_REQUIRED WORK_
Drop the pictures from the entries below, then reproduce the rest exactly.
● ● ●
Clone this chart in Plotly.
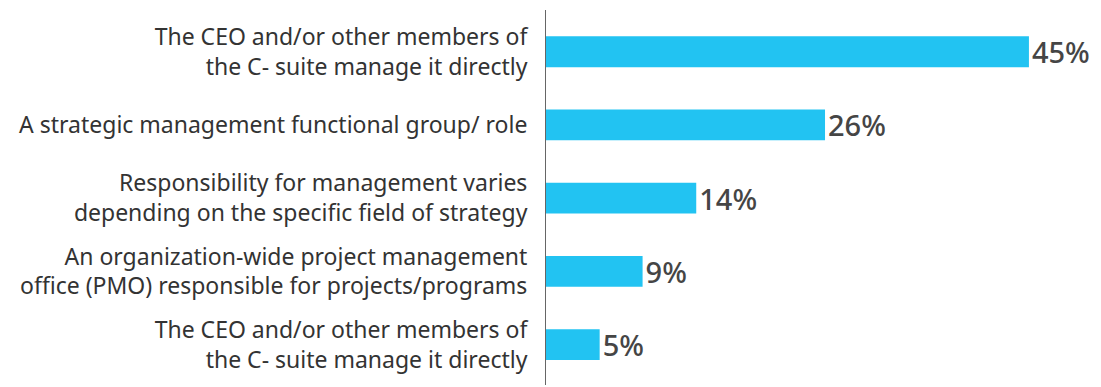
import plotly.graph_objects as go

categories = [
    "The CEO and/or other members of<br>the C- suite manage it directly",
    "A strategic management functional group/ role",
    "Responsibility for management varies<br>depending on the specific field of strategy",
    "An organization-wide project management<br>office (PMO) responsible for projects/programs",
    "The CEO and/or other members of<br>the C- suite manage it directly",
]
values = [45, 26, 14, 9, 5]
value_labels = ["45%", "26%", "14%", "9%", "5%"]

# first and last labels are identical, so plot on index positions
positions = list(range(len(categories)))

fig = go.Figure()

fig.add_trace(go.Bar(
    x=values,
    y=positions,
    orientation="h",
    marker=dict(color="#22c3f2", line=dict(width=0)),
    text=value_labels,
    textposition="outside",
    constraintext="none",
    cliponaxis=False,
    textfont=dict(family="Noto Sans", size=29, color="#454545", weight=500),
    hoverinfo="skip",
))

# page body has an 8px default margin, so margins are shifted to compensate
fig.update_layout(
    width=1101,
    height=387,
    margin=dict(l=538, r=13, t=2, b=10),
    paper_bgcolor="white",
    plot_bgcolor="white",
    showlegend=False,
    bargap=0.58,
    font=dict(family="Noto Sans", color="#333333"),
)

fig.update_xaxes(
    range=[0, 51.25],
    visible=False,
)

fig.update_yaxes(
    tickmode="array",
    tickvals=positions,
    ticktext=categories,
    range=[4.55, -0.57],
    showline=True,
    linecolor="#666666",
    linewidth=1,
    showgrid=False,
    zeroline=False,
    ticks="",
    ticklabelstandoff=13,
    tickfont=dict(family="Noto Sans", size=23, color="#333333"),
)

fig.write_html("out.html")
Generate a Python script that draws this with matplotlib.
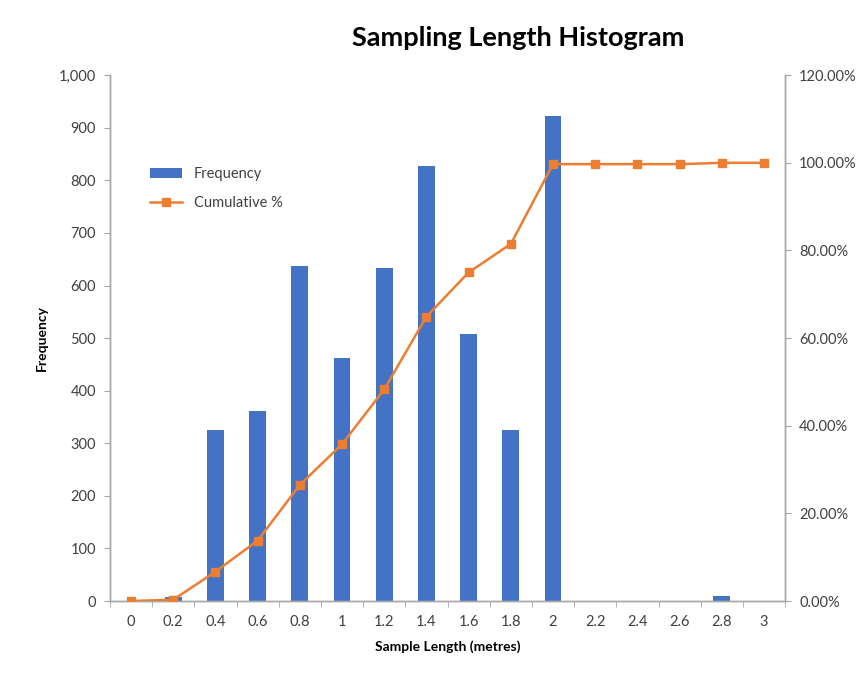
import matplotlib
matplotlib.use('Agg')
import matplotlib.pyplot as plt
from matplotlib.ticker import FuncFormatter, FixedLocator
import numpy as np

plt.rcParams['font.family'] = ['Lato', 'DejaVu Sans']

bins = ['0', '0.2', '0.4', '0.6', '0.8', '1', '1.2', '1.4', '1.6', '1.8',
        '2', '2.2', '2.4', '2.6', '2.8', '3']
frequency = [0, 7, 326, 361, 637, 462, 634, 827, 508, 326, 923, 0, 0, 0, 10, 0]
cumulative_pct = [0.0, 0.3, 6.7, 13.8, 26.5, 35.8, 48.3, 64.9, 75.0, 81.5,
                  99.7, 99.7, 99.7, 99.7, 100.0, 100.0]

blue = '#4472C4'
orange = '#ED7D31'
grey = '#A6A6A6'
txt = '#404040'

fig = plt.figure(figsize=(8.59, 6.75), dpi=100)
ax = fig.add_axes([0.128, 0.1096, 0.786, 0.779])
ax2 = ax.twinx()

x = np.arange(len(bins))
bars = ax.bar(x, frequency, width=0.4, color=blue, label='Frequency', zorder=2)
line, = ax2.plot(x, np.array(cumulative_pct) / 100, color=orange, lw=1.8,
                 marker='s', markersize=5.5, label='Cumulative %', zorder=3)

ax.set_xlim(-0.5, len(bins) - 0.5)
ax.set_ylim(0, 1000)
ax2.set_ylim(0, 1.2)

ax.set_xticks(x)
ax.set_xticklabels(bins)
ax.xaxis.set_minor_locator(FixedLocator(np.arange(-0.5, len(bins), 1.0)))
ax.tick_params(axis='x', which='major', length=0, pad=10, labelsize=10.5, labelcolor=txt)
ax.tick_params(axis='x', which='minor', length=4, color=grey)

ax.set_yticks(np.arange(0, 1001, 100))
ax.yaxis.set_major_formatter(FuncFormatter(lambda v, p: f'{int(v):,}'))
ax.tick_params(axis='y', length=4, color=grey, labelsize=10.5, labelcolor=txt, pad=6)

ax2.set_yticks(np.arange(0, 1.21, 0.2))
ax2.yaxis.set_major_formatter(FuncFormatter(lambda v, p: f'{v * 100:.2f}%'))
ax2.tick_params(axis='y', length=4, color=grey, labelsize=10.5, labelcolor=txt, pad=6)

for a in (ax, ax2):
    a.spines['top'].set_visible(False)
    for s in ('left', 'right', 'bottom'):
        a.spines[s].set_color(grey)
        a.spines[s].set_linewidth(1)

ax.set_xlabel('Sample Length (metres)', fontsize=10, fontweight='bold', color='black', labelpad=8)
ax.set_ylabel('Frequency', fontsize=10, fontweight='bold', color='black', labelpad=8)

fig.text(0.603, 0.944, 'Sampling Length Histogram', ha='center', va='center',
         fontsize=19.5, fontweight='bold', color='black')

ax.legend([bars, line], ['Frequency', 'Cumulative %'], loc='upper left',
          bbox_to_anchor=(0.04, 0.85), frameon=False, fontsize=10.5,
          handlelength=2.2, labelspacing=1.0, labelcolor=txt)

fig.savefig('out.png', dpi=100)
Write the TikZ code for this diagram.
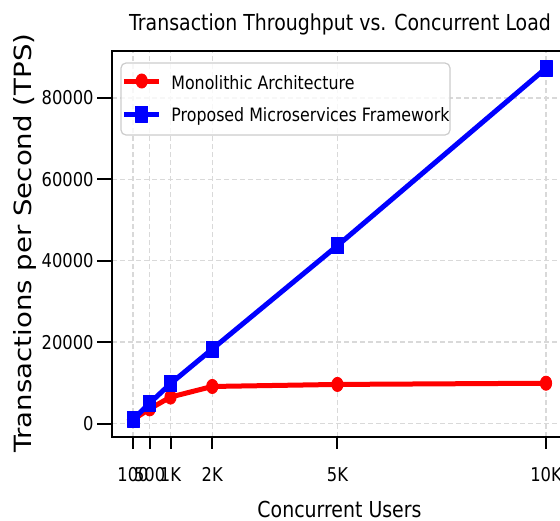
● ● ●
_SOLVED EXERCISE_
Clone this chart in Plotly.
import plotly.graph_objects as go

categories = [
    "The CEO and/or other members of<br>the C- suite manage it directly",
    "A strategic management functional group/ role",
    "Responsibility for management varies<br>depending on the specific field of strategy",
    "An organization-wide project management<br>office (PMO) responsible for projects/programs",
    "The CEO and/or other members of<br>the C- suite manage it directly",
]
values = [45, 26, 14, 9, 5]
value_labels = ["45%", "26%", "14%", "9%", "5%"]

# first and last labels are identical, so plot on index positions
positions = list(range(len(categories)))

fig = go.Figure()

fig.add_trace(go.Bar(
    x=values,
    y=positions,
    orientation="h",
    marker=dict(color="#22c3f2", line=dict(width=0)),
    text=value_labels,
    textposition="outside",
    constraintext="none",
    cliponaxis=False,
    textfont=dict(family="Noto Sans", size=29, color="#454545", weight=500),
    hoverinfo="skip",
))

# page body has an 8px default margin, so margins are shifted to compensate
fig.update_layout(
    width=1101,
    height=387,
    margin=dict(l=538, r=13, t=2, b=10),
    paper_bgcolor="white",
    plot_bgcolor="white",
    showlegend=False,
    bargap=0.58,
    font=dict(family="Noto Sans", color="#333333"),
)

fig.update_xaxes(
    range=[0, 51.25],
    visible=False,
)

fig.update_yaxes(
    tickmode="array",
    tickvals=positions,
    ticktext=categories,
    range=[4.55, -0.57],
    showline=True,
    linecolor="#666666",
    linewidth=1,
    showgrid=False,
    zeroline=False,
    ticks="",
    ticklabelstandoff=13,
    tickfont=dict(family="Noto Sans", size=23, color="#333333"),
)

fig.write_html("out.html")
Generate a Python script that draws this with matplotlib.
import matplotlib
matplotlib.use('Agg')
import matplotlib.pyplot as plt
from matplotlib.ticker import FuncFormatter, FixedLocator
import numpy as np

plt.rcParams['font.family'] = ['Lato', 'DejaVu Sans']

bins = ['0', '0.2', '0.4', '0.6', '0.8', '1', '1.2', '1.4', '1.6', '1.8',
        '2', '2.2', '2.4', '2.6', '2.8', '3']
frequency = [0, 7, 326, 361, 637, 462, 634, 827, 508, 326, 923, 0, 0, 0, 10, 0]
cumulative_pct = [0.0, 0.3, 6.7, 13.8, 26.5, 35.8, 48.3, 64.9, 75.0, 81.5,
                  99.7, 99.7, 99.7, 99.7, 100.0, 100.0]

blue = '#4472C4'
orange = '#ED7D31'
grey = '#A6A6A6'
txt = '#404040'

fig = plt.figure(figsize=(8.59, 6.75), dpi=100)
ax = fig.add_axes([0.128, 0.1096, 0.786, 0.779])
ax2 = ax.twinx()

x = np.arange(len(bins))
bars = ax.bar(x, frequency, width=0.4, color=blue, label='Frequency', zorder=2)
line, = ax2.plot(x, np.array(cumulative_pct) / 100, color=orange, lw=1.8,
                 marker='s', markersize=5.5, label='Cumulative %', zorder=3)

ax.set_xlim(-0.5, len(bins) - 0.5)
ax.set_ylim(0, 1000)
ax2.set_ylim(0, 1.2)

ax.set_xticks(x)
ax.set_xticklabels(bins)
ax.xaxis.set_minor_locator(FixedLocator(np.arange(-0.5, len(bins), 1.0)))
ax.tick_params(axis='x', which='major', length=0, pad=10, labelsize=10.5, labelcolor=txt)
ax.tick_params(axis='x', which='minor', length=4, color=grey)

ax.set_yticks(np.arange(0, 1001, 100))
ax.yaxis.set_major_formatter(FuncFormatter(lambda v, p: f'{int(v):,}'))
ax.tick_params(axis='y', length=4, color=grey, labelsize=10.5, labelcolor=txt, pad=6)

ax2.set_yticks(np.arange(0, 1.21, 0.2))
ax2.yaxis.set_major_formatter(FuncFormatter(lambda v, p: f'{v * 100:.2f}%'))
ax2.tick_params(axis='y', length=4, color=grey, labelsize=10.5, labelcolor=txt, pad=6)

for a in (ax, ax2):
    a.spines['top'].set_visible(False)
    for s in ('left', 'right', 'bottom'):
        a.spines[s].set_color(grey)
        a.spines[s].set_linewidth(1)

ax.set_xlabel('Sample Length (metres)', fontsize=10, fontweight='bold', color='black', labelpad=8)
ax.set_ylabel('Frequency', fontsize=10, fontweight='bold', color='black', labelpad=8)

fig.text(0.603, 0.944, 'Sampling Length Histogram', ha='center', va='center',
         fontsize=19.5, fontweight='bold', color='black')

ax.legend([bars, line], ['Frequency', 'Cumulative %'], loc='upper left',
          bbox_to_anchor=(0.04, 0.85), frameon=False, fontsize=10.5,
          handlelength=2.2, labelspacing=1.0, labelcolor=txt)

fig.savefig('out.png', dpi=100)
Write the TikZ code for this diagram.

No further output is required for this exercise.